Terceiro, a partir das reformas estruturais promovidas pelo governo chinês, que reduziram significativamente o excesso de capacidade produtiva em diversos setores, a China tende a deixar de exportar deflação. De fato, já há algum tempo a inflação de preços ao produtor no país registra 5% ou acima, depois de vários anos no negativo. Junto com o maior crescimento global e o mercado de trabalho no ou perto do pleno emprego nos EUA, Alemanha e Japão, isso pode fazer com que a inflação de preços ao consumidor volte ao radar em 2018.
Um aumento mais forte dos juros longos pode impactar significativamente a economia mundial. Pode, por exemplo, levar a uma queda significativa das bolsas, enfraquecer a construção imobiliária, elevar o déficit público dos países ricos etc. Nos países emergentes, pode levar a uma crise séria de financiamento corporativo e desacelerar a economia.

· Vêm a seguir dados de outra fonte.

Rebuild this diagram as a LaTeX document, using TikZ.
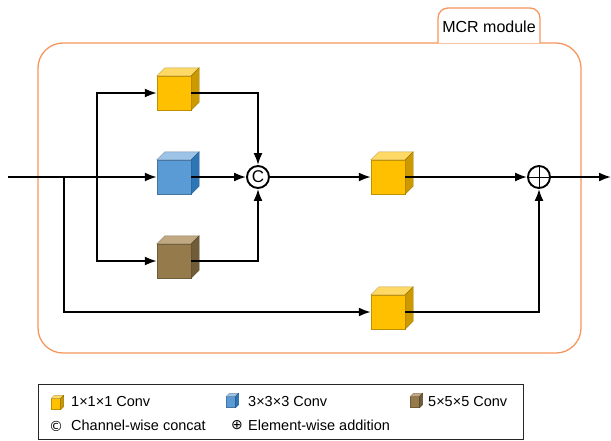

Obviamente, os bancos centrais dos países ricos estão de olho em tudo isso e não vão deixar os juros longos dispararem, o que significa que vão calibrar cuidadosamente sua saída do mercado de títulos públicos. Ainda assim, a tendência dos juros longos deve ser para cima. A menos, claro, que a hipótese da estagnação secular esteja certa e os juros logo retornem ao baixo patamar dos últimos anos.